WRITTEN EXERCISE -> Pull out every line in the data that has the string "this" in it.

EXTRACTED MATERIAL ->
● ● ● ● ● ● ●

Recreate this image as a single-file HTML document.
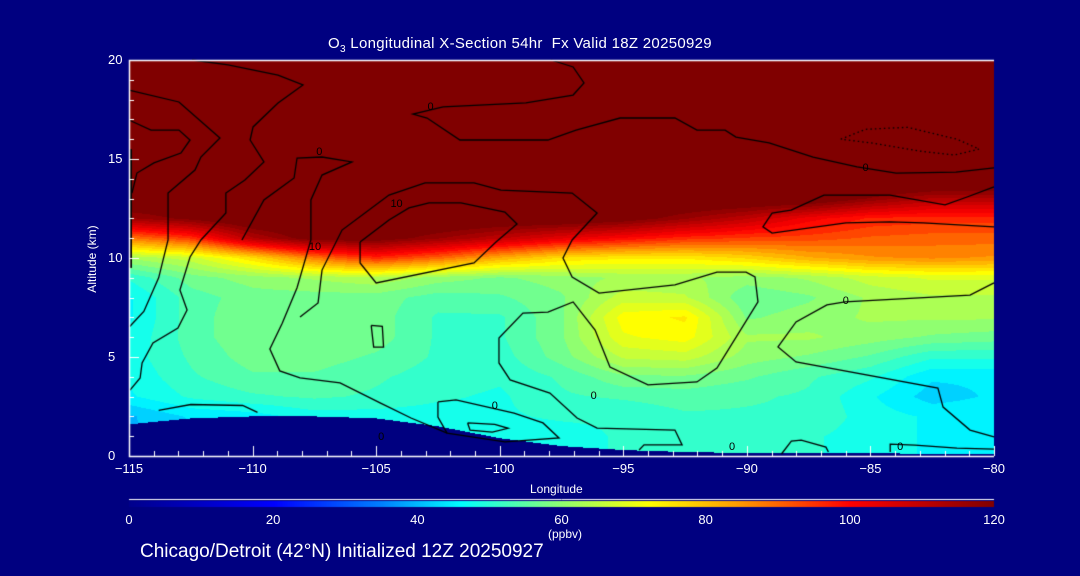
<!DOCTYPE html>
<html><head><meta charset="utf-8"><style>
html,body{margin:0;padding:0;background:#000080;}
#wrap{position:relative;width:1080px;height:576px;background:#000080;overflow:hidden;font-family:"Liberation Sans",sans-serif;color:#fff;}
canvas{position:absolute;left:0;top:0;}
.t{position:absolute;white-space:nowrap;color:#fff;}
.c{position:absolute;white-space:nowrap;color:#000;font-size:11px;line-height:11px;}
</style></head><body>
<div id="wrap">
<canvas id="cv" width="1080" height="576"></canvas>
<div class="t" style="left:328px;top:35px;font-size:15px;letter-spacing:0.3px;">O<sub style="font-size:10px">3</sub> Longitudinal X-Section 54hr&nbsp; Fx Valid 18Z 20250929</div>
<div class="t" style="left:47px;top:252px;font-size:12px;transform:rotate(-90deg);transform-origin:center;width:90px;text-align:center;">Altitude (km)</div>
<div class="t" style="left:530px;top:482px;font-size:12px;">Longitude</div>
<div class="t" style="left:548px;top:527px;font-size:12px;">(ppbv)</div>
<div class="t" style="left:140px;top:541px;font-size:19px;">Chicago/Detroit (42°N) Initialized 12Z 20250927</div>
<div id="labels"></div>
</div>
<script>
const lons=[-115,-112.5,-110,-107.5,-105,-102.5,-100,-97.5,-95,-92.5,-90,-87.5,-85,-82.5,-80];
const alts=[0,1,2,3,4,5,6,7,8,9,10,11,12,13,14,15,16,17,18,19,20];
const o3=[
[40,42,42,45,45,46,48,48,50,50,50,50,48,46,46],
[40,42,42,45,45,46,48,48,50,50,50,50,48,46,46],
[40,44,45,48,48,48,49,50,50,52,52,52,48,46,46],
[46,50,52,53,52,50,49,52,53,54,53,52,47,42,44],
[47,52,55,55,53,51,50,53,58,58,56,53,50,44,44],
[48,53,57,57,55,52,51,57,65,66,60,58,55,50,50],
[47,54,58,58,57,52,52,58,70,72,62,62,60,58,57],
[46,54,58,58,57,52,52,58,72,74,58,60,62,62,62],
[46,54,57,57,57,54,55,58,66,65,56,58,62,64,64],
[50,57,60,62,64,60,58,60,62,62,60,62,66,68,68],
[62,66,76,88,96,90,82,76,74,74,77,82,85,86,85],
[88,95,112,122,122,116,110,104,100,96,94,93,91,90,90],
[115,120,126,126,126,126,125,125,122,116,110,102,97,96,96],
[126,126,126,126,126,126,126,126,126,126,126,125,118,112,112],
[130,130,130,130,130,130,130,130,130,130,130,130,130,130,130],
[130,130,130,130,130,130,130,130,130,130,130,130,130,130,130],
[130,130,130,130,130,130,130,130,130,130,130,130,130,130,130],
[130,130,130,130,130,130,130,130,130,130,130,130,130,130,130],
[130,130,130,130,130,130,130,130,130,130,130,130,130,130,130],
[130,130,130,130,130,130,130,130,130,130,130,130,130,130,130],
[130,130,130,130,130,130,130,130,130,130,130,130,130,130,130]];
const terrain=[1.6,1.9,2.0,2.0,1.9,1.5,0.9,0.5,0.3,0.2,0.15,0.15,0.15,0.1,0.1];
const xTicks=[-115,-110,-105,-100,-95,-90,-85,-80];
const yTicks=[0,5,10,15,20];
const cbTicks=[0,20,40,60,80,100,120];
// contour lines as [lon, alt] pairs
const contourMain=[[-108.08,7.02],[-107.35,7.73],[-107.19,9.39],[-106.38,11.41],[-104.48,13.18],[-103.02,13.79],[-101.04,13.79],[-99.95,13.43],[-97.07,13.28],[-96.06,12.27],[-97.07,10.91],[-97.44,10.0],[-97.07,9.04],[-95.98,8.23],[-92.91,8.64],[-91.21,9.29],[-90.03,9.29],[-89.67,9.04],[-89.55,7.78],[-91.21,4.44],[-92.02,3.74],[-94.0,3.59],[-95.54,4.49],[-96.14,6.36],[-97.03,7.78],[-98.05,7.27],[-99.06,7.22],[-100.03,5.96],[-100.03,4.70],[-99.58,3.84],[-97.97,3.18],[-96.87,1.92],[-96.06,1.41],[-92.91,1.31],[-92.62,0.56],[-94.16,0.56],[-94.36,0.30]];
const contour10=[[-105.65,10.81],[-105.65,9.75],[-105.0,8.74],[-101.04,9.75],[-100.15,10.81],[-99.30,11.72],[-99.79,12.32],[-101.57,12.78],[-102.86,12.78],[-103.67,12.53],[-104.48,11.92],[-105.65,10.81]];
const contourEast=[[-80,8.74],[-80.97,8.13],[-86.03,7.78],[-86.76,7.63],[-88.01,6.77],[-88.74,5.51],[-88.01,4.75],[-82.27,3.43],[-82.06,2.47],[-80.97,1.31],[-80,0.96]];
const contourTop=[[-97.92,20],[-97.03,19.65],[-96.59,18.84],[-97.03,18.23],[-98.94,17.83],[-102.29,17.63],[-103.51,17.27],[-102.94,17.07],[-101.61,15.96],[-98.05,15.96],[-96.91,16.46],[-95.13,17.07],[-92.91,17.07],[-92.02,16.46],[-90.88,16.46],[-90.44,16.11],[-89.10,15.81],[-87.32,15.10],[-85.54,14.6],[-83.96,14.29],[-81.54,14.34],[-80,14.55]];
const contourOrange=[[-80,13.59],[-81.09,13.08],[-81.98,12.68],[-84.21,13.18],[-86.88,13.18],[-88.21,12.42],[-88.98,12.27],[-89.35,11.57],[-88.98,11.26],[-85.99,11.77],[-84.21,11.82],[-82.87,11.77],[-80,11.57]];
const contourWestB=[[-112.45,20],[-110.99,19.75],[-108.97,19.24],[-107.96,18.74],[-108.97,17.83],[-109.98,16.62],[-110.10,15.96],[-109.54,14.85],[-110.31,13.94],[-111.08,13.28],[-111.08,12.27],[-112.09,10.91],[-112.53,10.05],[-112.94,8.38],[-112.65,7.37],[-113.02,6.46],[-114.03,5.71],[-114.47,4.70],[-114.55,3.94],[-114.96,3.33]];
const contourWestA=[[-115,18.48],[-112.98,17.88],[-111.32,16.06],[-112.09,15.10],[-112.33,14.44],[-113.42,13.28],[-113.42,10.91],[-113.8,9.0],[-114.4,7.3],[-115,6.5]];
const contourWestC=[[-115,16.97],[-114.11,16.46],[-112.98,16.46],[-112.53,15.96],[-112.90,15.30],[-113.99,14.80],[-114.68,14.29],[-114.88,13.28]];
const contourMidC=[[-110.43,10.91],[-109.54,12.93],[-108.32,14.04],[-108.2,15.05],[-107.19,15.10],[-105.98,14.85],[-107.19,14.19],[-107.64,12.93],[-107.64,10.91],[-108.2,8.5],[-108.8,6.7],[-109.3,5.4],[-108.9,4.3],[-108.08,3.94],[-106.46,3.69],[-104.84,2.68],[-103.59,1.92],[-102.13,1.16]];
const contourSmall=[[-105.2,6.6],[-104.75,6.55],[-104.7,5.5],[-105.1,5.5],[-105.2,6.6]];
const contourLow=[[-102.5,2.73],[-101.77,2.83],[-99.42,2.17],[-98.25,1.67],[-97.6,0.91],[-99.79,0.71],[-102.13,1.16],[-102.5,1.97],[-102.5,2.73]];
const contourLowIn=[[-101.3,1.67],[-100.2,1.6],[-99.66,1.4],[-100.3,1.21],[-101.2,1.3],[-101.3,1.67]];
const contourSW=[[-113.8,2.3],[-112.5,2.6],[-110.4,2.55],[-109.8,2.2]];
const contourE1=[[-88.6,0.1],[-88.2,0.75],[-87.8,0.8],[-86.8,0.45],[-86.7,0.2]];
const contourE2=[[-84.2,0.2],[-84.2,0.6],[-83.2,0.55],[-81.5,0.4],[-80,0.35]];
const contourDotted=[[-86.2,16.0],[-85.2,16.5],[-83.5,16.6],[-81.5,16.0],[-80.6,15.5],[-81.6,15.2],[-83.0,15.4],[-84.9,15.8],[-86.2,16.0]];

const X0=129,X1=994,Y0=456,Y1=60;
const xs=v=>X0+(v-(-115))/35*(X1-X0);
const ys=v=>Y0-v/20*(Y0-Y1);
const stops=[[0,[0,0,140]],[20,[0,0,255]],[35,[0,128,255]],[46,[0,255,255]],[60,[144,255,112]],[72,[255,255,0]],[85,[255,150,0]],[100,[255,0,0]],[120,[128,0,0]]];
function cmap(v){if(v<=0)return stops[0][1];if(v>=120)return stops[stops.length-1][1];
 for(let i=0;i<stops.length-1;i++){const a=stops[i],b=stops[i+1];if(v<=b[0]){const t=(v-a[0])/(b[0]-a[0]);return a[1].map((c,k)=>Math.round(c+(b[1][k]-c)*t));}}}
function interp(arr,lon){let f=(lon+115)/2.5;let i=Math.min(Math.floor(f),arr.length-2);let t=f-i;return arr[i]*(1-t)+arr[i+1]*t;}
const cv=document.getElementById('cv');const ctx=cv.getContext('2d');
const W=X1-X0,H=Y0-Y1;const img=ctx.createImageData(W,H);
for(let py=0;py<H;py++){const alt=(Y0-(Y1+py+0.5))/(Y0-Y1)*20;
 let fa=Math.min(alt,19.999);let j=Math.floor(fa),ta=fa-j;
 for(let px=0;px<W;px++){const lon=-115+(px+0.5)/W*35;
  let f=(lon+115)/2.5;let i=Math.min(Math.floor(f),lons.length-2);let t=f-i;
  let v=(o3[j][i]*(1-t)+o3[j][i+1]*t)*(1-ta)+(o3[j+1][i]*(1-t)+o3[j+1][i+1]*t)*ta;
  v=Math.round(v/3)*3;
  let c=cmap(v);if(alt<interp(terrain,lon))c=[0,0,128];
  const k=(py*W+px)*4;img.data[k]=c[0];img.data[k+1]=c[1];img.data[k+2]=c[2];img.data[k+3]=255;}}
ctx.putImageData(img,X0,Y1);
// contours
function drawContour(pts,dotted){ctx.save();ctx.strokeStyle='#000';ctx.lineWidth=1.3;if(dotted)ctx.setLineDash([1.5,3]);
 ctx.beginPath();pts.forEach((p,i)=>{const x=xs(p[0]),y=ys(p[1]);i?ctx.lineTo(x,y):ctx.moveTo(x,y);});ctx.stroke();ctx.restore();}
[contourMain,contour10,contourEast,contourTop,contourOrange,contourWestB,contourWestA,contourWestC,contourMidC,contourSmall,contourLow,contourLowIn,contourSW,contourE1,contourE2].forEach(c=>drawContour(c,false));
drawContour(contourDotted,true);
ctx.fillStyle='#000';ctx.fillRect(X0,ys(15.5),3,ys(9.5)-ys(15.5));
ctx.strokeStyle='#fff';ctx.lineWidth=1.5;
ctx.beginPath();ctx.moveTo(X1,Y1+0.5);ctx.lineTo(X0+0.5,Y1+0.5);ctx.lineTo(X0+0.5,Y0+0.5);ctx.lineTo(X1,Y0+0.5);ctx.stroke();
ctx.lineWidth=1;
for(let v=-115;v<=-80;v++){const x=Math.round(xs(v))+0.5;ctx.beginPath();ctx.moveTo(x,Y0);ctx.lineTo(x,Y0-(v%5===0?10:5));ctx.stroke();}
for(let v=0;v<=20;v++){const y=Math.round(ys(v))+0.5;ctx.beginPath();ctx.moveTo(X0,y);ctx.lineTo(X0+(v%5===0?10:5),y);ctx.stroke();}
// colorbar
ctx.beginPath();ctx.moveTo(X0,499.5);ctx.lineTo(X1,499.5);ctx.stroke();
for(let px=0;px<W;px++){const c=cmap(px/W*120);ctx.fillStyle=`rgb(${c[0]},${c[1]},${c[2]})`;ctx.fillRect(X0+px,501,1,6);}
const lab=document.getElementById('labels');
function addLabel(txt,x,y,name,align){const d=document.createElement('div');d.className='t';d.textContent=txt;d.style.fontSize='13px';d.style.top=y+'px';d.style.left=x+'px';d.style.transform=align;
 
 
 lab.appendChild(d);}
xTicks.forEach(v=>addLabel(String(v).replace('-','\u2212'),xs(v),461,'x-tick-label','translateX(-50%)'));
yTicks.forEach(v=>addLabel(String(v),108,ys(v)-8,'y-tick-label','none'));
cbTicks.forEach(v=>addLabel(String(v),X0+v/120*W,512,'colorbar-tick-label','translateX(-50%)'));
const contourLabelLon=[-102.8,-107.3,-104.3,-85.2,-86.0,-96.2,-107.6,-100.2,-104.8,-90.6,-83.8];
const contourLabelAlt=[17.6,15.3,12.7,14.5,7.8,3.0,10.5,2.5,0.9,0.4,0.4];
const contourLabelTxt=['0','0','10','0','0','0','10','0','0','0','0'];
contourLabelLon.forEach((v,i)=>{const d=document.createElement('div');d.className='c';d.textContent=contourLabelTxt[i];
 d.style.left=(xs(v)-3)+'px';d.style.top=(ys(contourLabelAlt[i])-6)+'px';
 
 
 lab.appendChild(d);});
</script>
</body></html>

● ● ● ● ● ● ●

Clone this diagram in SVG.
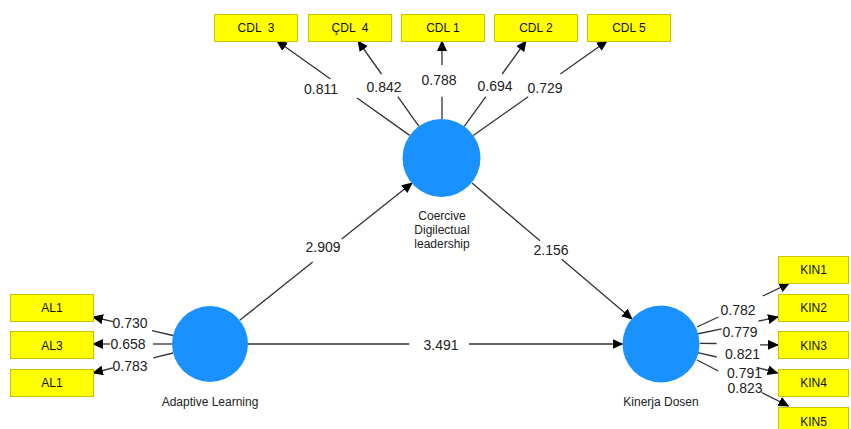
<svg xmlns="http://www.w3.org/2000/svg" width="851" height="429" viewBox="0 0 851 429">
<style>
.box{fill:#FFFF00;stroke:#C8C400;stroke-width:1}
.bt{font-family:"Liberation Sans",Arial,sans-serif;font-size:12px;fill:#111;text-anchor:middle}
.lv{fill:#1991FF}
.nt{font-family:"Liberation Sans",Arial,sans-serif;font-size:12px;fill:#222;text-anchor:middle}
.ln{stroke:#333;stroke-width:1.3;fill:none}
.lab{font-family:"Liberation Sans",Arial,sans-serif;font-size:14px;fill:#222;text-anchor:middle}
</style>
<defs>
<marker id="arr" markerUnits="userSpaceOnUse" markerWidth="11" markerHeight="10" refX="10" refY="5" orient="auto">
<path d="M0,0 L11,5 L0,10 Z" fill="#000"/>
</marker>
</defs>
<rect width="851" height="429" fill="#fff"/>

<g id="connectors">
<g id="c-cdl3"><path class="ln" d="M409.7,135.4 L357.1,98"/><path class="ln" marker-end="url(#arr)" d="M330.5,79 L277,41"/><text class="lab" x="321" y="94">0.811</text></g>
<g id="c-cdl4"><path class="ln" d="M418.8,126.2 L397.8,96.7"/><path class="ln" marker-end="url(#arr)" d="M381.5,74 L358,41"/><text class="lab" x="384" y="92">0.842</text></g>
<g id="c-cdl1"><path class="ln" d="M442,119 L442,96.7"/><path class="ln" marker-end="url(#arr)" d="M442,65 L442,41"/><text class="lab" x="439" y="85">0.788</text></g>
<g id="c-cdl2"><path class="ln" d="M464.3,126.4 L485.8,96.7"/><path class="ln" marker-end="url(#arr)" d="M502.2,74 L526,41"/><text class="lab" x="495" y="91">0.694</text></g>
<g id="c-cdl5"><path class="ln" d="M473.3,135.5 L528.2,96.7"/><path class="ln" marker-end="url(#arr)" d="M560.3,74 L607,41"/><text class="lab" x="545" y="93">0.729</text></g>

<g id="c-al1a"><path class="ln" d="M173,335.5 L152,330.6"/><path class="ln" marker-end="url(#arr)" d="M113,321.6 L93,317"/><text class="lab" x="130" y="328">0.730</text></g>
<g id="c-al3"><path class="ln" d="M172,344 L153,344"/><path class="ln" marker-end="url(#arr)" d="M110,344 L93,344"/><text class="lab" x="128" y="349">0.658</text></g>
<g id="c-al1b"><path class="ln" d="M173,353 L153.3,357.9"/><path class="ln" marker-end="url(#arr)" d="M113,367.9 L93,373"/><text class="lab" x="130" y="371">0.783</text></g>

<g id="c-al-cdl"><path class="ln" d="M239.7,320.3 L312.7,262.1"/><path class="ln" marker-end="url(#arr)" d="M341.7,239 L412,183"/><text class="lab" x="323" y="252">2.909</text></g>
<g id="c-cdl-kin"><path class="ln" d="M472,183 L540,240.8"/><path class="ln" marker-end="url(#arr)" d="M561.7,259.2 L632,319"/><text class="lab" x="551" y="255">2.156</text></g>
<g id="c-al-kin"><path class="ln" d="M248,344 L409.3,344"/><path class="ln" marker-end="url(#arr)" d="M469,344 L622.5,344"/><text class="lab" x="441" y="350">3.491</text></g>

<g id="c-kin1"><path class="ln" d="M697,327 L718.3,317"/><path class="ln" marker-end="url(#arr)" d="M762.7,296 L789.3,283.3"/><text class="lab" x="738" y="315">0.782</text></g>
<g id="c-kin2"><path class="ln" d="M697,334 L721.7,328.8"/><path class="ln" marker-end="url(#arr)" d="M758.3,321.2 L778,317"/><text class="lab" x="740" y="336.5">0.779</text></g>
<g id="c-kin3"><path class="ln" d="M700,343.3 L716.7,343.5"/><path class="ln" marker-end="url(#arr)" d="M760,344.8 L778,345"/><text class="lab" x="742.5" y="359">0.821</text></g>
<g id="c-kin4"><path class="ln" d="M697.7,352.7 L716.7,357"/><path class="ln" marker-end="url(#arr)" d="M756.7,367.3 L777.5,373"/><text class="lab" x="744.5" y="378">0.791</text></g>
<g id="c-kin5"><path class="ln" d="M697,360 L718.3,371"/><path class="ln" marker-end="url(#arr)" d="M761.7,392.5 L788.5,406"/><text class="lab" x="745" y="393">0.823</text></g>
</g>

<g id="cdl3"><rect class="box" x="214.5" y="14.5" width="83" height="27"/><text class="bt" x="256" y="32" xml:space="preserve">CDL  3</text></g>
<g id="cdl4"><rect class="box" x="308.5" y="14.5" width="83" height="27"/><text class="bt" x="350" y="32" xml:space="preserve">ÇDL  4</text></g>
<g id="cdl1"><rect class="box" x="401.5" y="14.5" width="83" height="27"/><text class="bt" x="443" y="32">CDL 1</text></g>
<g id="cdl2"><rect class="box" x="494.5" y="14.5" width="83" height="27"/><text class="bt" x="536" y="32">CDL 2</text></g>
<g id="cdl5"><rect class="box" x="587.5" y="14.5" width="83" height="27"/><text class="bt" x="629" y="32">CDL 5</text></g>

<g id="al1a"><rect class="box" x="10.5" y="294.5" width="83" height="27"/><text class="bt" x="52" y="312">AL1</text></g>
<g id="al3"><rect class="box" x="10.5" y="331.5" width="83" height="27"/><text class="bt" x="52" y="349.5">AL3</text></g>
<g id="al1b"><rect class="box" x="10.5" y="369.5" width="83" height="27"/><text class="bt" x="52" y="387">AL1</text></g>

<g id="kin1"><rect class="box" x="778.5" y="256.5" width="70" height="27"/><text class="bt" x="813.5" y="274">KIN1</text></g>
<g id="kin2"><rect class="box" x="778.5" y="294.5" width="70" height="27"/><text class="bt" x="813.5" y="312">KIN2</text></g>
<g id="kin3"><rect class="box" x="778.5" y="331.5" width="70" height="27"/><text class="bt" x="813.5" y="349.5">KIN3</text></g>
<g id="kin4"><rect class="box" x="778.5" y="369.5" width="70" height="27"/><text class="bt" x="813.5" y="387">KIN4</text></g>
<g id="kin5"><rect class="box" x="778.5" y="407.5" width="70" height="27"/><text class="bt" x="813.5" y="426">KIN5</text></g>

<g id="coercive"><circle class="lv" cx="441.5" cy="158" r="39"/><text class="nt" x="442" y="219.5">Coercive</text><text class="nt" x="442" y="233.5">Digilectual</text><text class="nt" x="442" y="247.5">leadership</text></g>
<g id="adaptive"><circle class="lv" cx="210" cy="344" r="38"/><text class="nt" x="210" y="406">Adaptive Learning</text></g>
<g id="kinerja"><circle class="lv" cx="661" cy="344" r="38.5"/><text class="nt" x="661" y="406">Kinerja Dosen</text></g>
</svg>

● ● ● ● ● ● ●

ANSWER IN FULL ->
Recreate this image as a single-file HTML document.
Clone this diagram in SVG.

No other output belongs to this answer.